Stated goal »
Nothing beyond the line containing "plt.rcParams['font.size'] = 12" is to be printed; print exactly each line from the start of the records below through that line, leaving out pictures.

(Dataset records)
- - - - -

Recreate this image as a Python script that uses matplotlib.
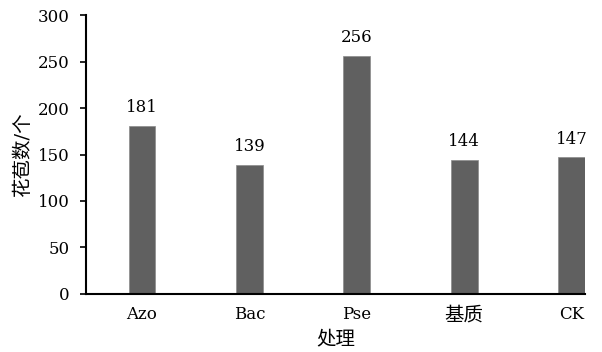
import matplotlib
matplotlib.use('Agg')
from matplotlib import pyplot as plt

categories = ["Azo", "Bac", "Pse", "基质", "CK"]
values = [181, 139, 256, 144, 147]
yticks = [0, 50, 100, 150, 200, 250, 300]

plt.rcParams['font.family'] = ['DejaVu Serif', 'Noto Sans CJK SC']
plt.rcParams['font.size'] = 12

fig = plt.figure(figsize=(6.02, 3.52), dpi=100)
ax = fig.add_axes([0.143, 0.165, 0.829, 0.792])

x = list(range(len(categories)))
ax.bar(x, values, width=0.25, color='#606060', edgecolor='#8a8a8a', linewidth=0.5)
for xi, v in zip(x, values):
    ax.annotate(str(v), (xi, v), xytext=(0, 7), textcoords='offset points',
                ha='center', va='bottom', fontsize=12)

ax.set_xlim(-0.52, 4.125)
ax.set_ylim(0, 300)
ax.set_yticks(yticks)
ax.set_xticks(x)
ax.set_xticklabels(categories)
# chinese tick label a bit larger, like the original typeface
for lbl in ax.get_xticklabels():
    if lbl.get_text() == "基质":
        lbl.set_fontsize(14)
ax.tick_params(axis='x', length=0, pad=9)
ax.tick_params(axis='y', length=4, width=1.2, direction='out', pad=8)
for s in ['top', 'right']:
    ax.spines[s].set_visible(False)
for s in ['left', 'bottom']:
    ax.spines[s].set_linewidth(1.5)

ax.set_xlabel('处理', fontsize=14, labelpad=4)
ax.set_ylabel('花苞数/个', fontsize=14, labelpad=4)

fig.savefig('out.png', dpi=100)
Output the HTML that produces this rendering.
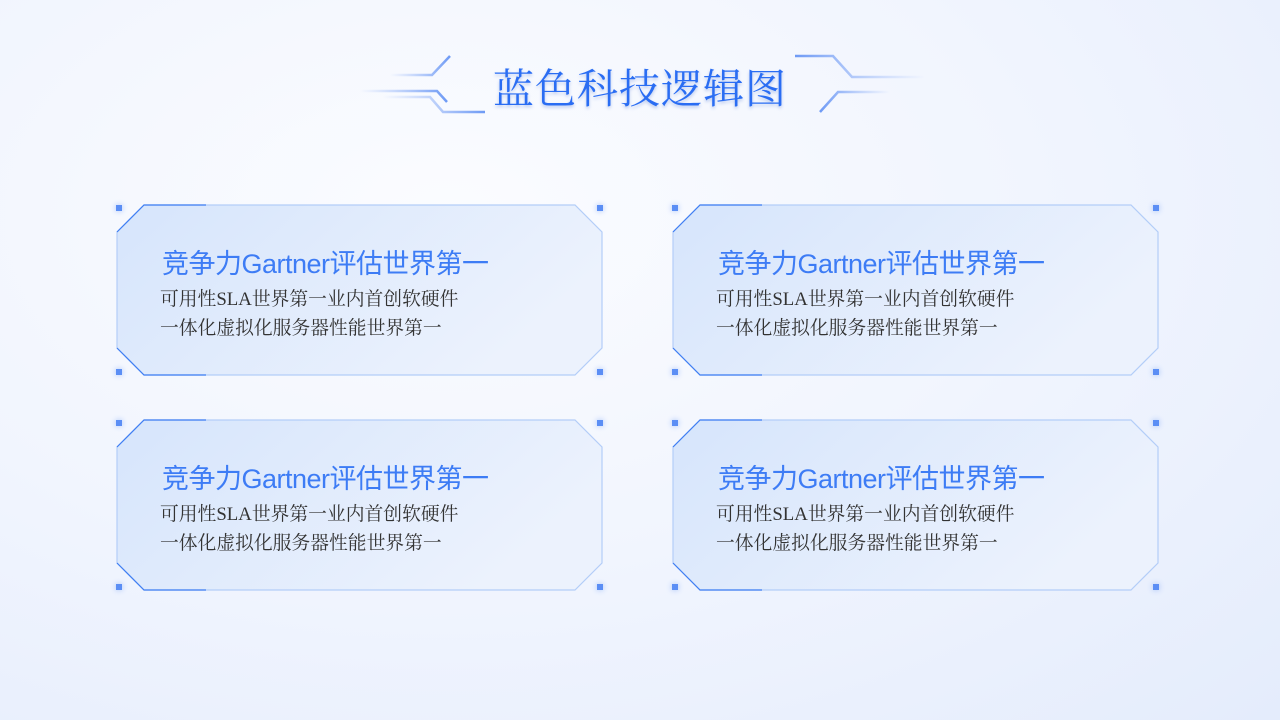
<!DOCTYPE html>
<html><head><meta charset="utf-8"><style>
html,body{margin:0;padding:0}
body{width:1280px;height:720px;overflow:hidden;position:relative;background:radial-gradient(ellipse at 35% 30%,#fbfcff 0%,#f1f5fe 50%,#e4ecfc 100%);font-family:"Liberation Sans","Noto Sans CJK SC",sans-serif}
.t{position:absolute;left:0;width:1280px;top:56px;text-align:center;font-family:"Liberation Serif","Noto Serif CJK SC",serif;font-size:41px;color:#2a6df3;letter-spacing:1px;text-shadow:0 2px 3px rgba(40,90,200,.3)}
.card{position:absolute;width:487px;height:172px}
.card svg{position:absolute;left:0;top:0}
.h{position:absolute;left:46px;top:38px;font-size:27px;color:#3d7cf5;white-space:nowrap;letter-spacing:-0.5px}
.b{position:absolute;left:44px;font-family:"Liberation Serif","Noto Serif CJK SC",serif;font-size:18.8px;color:#333;white-space:nowrap}
.sq{position:absolute;width:6px;height:6px;background:#5b8ef5;box-shadow:0 0 6px #9fbdf8}
</style></head><body>
<svg width="1280" height="140" style="position:absolute;left:0;top:0">
<defs><linearGradient id="gl" x1="0" x2="1"><stop offset="0" stop-color="#8fb0f7" stop-opacity="0"/><stop offset="1" stop-color="#6e9af5"/></linearGradient>
<linearGradient id="gr" x1="1" x2="0"><stop offset="0" stop-color="#8fb0f7" stop-opacity="0"/><stop offset="1" stop-color="#6e9af5"/></linearGradient></defs>
<g fill="none" stroke-width="2.5">
<path d="M390 75 H432 L450 56" stroke="url(#gl)"/>
<path d="M360 91 H437 L447 102" stroke="url(#gl)"/>
<path d="M383 97 H430 L443 112 H485" stroke="url(#gl)"/>
<path d="M925 77 H852 L833 56 H795" stroke="url(#gr)"/>
<path d="M890 92 H838 L820 112" stroke="url(#gr)"/>
<path d="M905 67 H845" stroke="url(#gr)"/>
</g></svg>
<div class="t">蓝色科技逻辑图</div>

<div class="card" style="left:116px;top:204px">
<svg width="487" height="172"><defs><linearGradient id="cf" x1="0" y1="0" x2="1" y2="0.4"><stop offset="0" stop-color="#d6e5fc"/><stop offset="1" stop-color="#ecf2fd"/></linearGradient></defs>
<path d="M28 1 H459 L486 28 V144 L459 171 H28 L1 144 V28 Z" fill="url(#cf)" stroke="#b3cdf8" stroke-width="1.2"/>
<path d="M1 28 L28 1 H90" fill="none" stroke="#3f7ef3" stroke-width="1.2"/><path d="M1 144 L28 171 H90" fill="none" stroke="#3f7ef3" stroke-width="1.2"/></svg>
<div class="h">竞争力Gartner评估世界第一</div><div class="b" style="top:80px">可用性SLA世界第一业内首创软硬件</div><div class="b" style="top:109px">一体化虚拟化服务器性能世界第一</div>
<div class="sq" style="left:0;top:1px"></div><div class="sq" style="left:481px;top:1px"></div><div class="sq" style="left:0;top:165px"></div><div class="sq" style="left:481px;top:165px"></div>
</div>

<div class="card" style="left:672px;top:204px">
<svg width="487" height="172"><path d="M28 1 H459 L486 28 V144 L459 171 H28 L1 144 V28 Z" fill="url(#cf)" stroke="#b3cdf8" stroke-width="1.2"/>
<path d="M1 28 L28 1 H90" fill="none" stroke="#3f7ef3" stroke-width="1.2"/><path d="M1 144 L28 171 H90" fill="none" stroke="#3f7ef3" stroke-width="1.2"/></svg>
<div class="h">竞争力Gartner评估世界第一</div><div class="b" style="top:80px">可用性SLA世界第一业内首创软硬件</div><div class="b" style="top:109px">一体化虚拟化服务器性能世界第一</div>
<div class="sq" style="left:0;top:1px"></div><div class="sq" style="left:481px;top:1px"></div><div class="sq" style="left:0;top:165px"></div><div class="sq" style="left:481px;top:165px"></div>
</div>

<div class="card" style="left:116px;top:419px">
<svg width="487" height="172"><path d="M28 1 H459 L486 28 V144 L459 171 H28 L1 144 V28 Z" fill="url(#cf)" stroke="#b3cdf8" stroke-width="1.2"/>
<path d="M1 28 L28 1 H90" fill="none" stroke="#3f7ef3" stroke-width="1.2"/><path d="M1 144 L28 171 H90" fill="none" stroke="#3f7ef3" stroke-width="1.2"/></svg>
<div class="h">竞争力Gartner评估世界第一</div><div class="b" style="top:80px">可用性SLA世界第一业内首创软硬件</div><div class="b" style="top:109px">一体化虚拟化服务器性能世界第一</div>
<div class="sq" style="left:0;top:1px"></div><div class="sq" style="left:481px;top:1px"></div><div class="sq" style="left:0;top:165px"></div><div class="sq" style="left:481px;top:165px"></div>
</div>

<div class="card" style="left:672px;top:419px">
<svg width="487" height="172"><path d="M28 1 H459 L486 28 V144 L459 171 H28 L1 144 V28 Z" fill="url(#cf)" stroke="#b3cdf8" stroke-width="1.2"/>
<path d="M1 28 L28 1 H90" fill="none" stroke="#3f7ef3" stroke-width="1.2"/><path d="M1 144 L28 171 H90" fill="none" stroke="#3f7ef3" stroke-width="1.2"/></svg>
<div class="h">竞争力Gartner评估世界第一</div><div class="b" style="top:80px">可用性SLA世界第一业内首创软硬件</div><div class="b" style="top:109px">一体化虚拟化服务器性能世界第一</div>
<div class="sq" style="left:0;top:1px"></div><div class="sq" style="left:481px;top:1px"></div><div class="sq" style="left:0;top:165px"></div><div class="sq" style="left:481px;top:165px"></div>
</div>
</body></html>
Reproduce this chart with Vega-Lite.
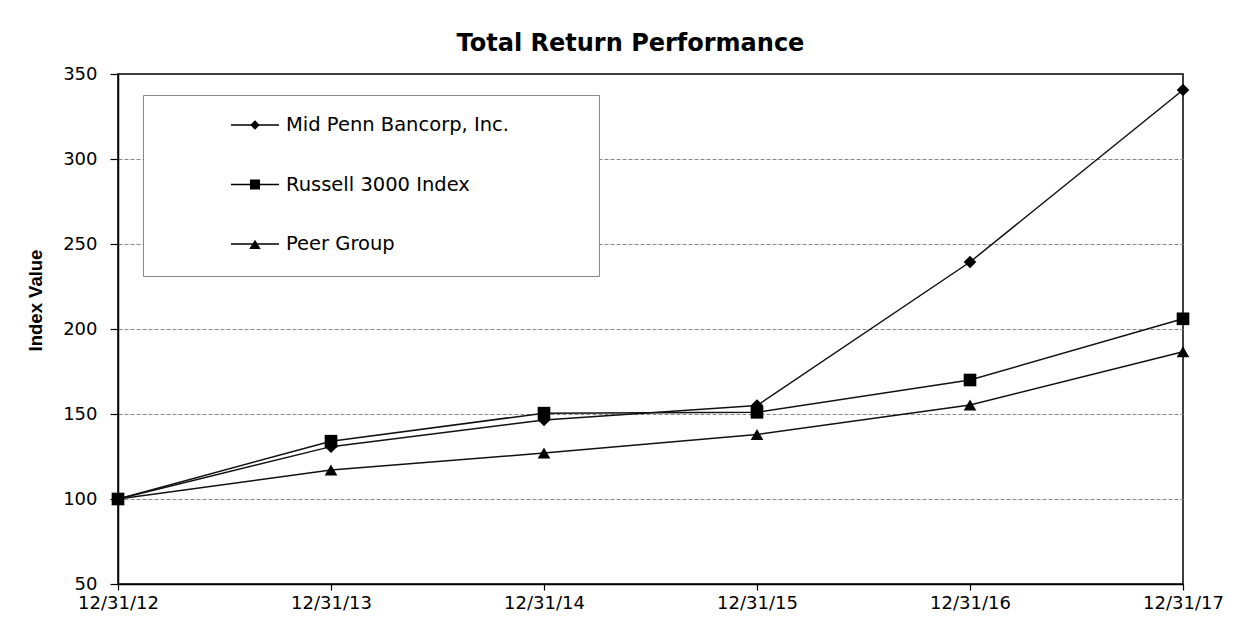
{
  "$schema": "https://vega.github.io/schema/vega-lite/v6.json",
  "autosize": "none",
  "width": 1065,
  "height": 510,
  "padding": {"left": 118, "top": 74, "right": 63, "bottom": 54},
  "background": "white",
  "title": {
    "text": "Total Return Performance",
    "font": "DejaVu Sans",
    "fontSize": 24,
    "fontWeight": "bold",
    "color": "#000",
    "anchor": "middle",
    "baseline": "alphabetic",
    "offset": 22,
    "dx": -20,
    "dy": 32
  },
  "config": {
    "view": {"stroke": "#000", "strokeWidth": 1.5},
    "axis": {"labelFont": "DejaVu Sans", "labelColor": "#000", "domainColor": "#000", "tickColor": "#000", "domainWidth": 1.5, "tickWidth": 1.2}
  },
  "data": {
    "values": [
      {"series": "Mid Penn Bancorp, Inc.", "date": "12/31/12", "value": 100},
      {"series": "Mid Penn Bancorp, Inc.", "date": "12/31/13", "value": 130.8},
      {"series": "Mid Penn Bancorp, Inc.", "date": "12/31/14", "value": 146.5},
      {"series": "Mid Penn Bancorp, Inc.", "date": "12/31/15", "value": 155},
      {"series": "Mid Penn Bancorp, Inc.", "date": "12/31/16", "value": 239.4},
      {"series": "Mid Penn Bancorp, Inc.", "date": "12/31/17", "value": 340.6},
      {"series": "Russell 3000 Index", "date": "12/31/12", "value": 100},
      {"series": "Russell 3000 Index", "date": "12/31/13", "value": 134},
      {"series": "Russell 3000 Index", "date": "12/31/14", "value": 150.5},
      {"series": "Russell 3000 Index", "date": "12/31/15", "value": 151},
      {"series": "Russell 3000 Index", "date": "12/31/16", "value": 170},
      {"series": "Russell 3000 Index", "date": "12/31/17", "value": 206},
      {"series": "Peer Group", "date": "12/31/12", "value": 100},
      {"series": "Peer Group", "date": "12/31/13", "value": 117},
      {"series": "Peer Group", "date": "12/31/14", "value": 127},
      {"series": "Peer Group", "date": "12/31/15", "value": 138},
      {"series": "Peer Group", "date": "12/31/16", "value": 155.3},
      {"series": "Peer Group", "date": "12/31/17", "value": 186.6}
    ]
  },
  "encoding": {
    "x": {
      "field": "date",
      "type": "ordinal",
      "scale": {"type": "point", "padding": 0},
      "axis": {"title": null, "labelAngle": 0, "labelFontSize": 18, "tickSize": 6, "labelPadding": 4, "grid": false}
    },
    "y": {
      "field": "value",
      "type": "quantitative",
      "scale": {"domain": [50, 350], "nice": false, "zero": false},
      "axis": {
        "values": [50, 100, 150, 200, 250, 300, 350],
        "title": "Index Value",
        "titleFont": "Liberation Sans",
        "titleFontSize": 18.5,
        "titleFontWeight": "bold",
        "titleColor": "#000",
        "titleX": -83,
        "titleY": 226,
        "titleAngle": 270,
        "titleAlign": "center",
        "titleBaseline": "middle",
        "labelFontSize": 18,
        "tickSize": 8,
        "labelPadding": 13,
        "grid": true,
        "gridColor": "#888",
        "gridDash": [4, 2],
        "gridWidth": 1,
        "gridOpacity": {"condition": {"test": "datum.value === 350 || datum.value === 50", "value": 0}, "value": 1}
      }
    }
  },
  "layer": [
    {
      "mark": {"type": "line", "color": "#111", "strokeWidth": 1.5},
      "encoding": {"detail": {"field": "series"}}
    },
    {
      "mark": {"type": "point", "filled": true, "color": "#000", "opacity": 1, "size": 160},
      "encoding": {
        "shape": {
          "field": "series",
          "scale": {"domain": ["Mid Penn Bancorp, Inc.", "Russell 3000 Index", "Peer Group"], "range": ["diamond", "square", "triangle-up"]},
          "legend": null
        }
      }
    },
    {
      "mark": {"type": "point", "filled": true, "color": "#000", "opacity": 0, "size": 10},
      "encoding": {
        "shape": {
          "field": "series",
          "scale": {
            "domain": ["Mid Penn Bancorp, Inc.", "Russell 3000 Index", "Peer Group"],
            "range": [
              "M0,-1M0,1M-1,-0.03H1V0.03H-1ZM-0.2,0L0,-0.2L0.2,0L0,0.2Z",
              "M0,-1M0,1M-1,-0.03H1V0.03H-1ZM-0.21,-0.21H0.21V0.21H-0.21Z",
              "M0,-1M0,1M-1,-0.03H1V0.03H-1ZM0,-0.18L0.24,0.21H-0.24Z"
            ]
          },
          "legend": {
            "orient": "none",
            "legendX": 25,
            "legendY": 21,
            "title": " ",
            "titleOrient": "right",
            "titlePadding": 85,
            "titleFontSize": 6,
            "padding": 5,
            "fillColor": "#fff",
            "strokeColor": "#888",
            "symbolSize": 2304,
            "symbolOffset": 82,
            "symbolOpacity": 1,
            "symbolFillColor": "#000",
            "symbolStrokeColor": "#000",
            "labelFont": "DejaVu Sans",
            "labelFontSize": 19.5,
            "labelColor": "#000",
            "labelOffset": 6,
            "labelLimit": 400,
            "rowPadding": 5.5
          }
        }
      }
    }
  ],
  "resolve": {"scale": {"shape": "independent"}, "legend": {"shape": "independent"}}
}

- - - - -

Result below »
Recreate this image as a Python script that uses matplotlib.
import matplotlib
matplotlib.use('Agg')
from matplotlib import pyplot as plt

categories = ["Azo", "Bac", "Pse", "基质", "CK"]
values = [181, 139, 256, 144, 147]
yticks = [0, 50, 100, 150, 200, 250, 300]

plt.rcParams['font.family'] = ['DejaVu Serif', 'Noto Sans CJK SC']
plt.rcParams['font.size'] = 12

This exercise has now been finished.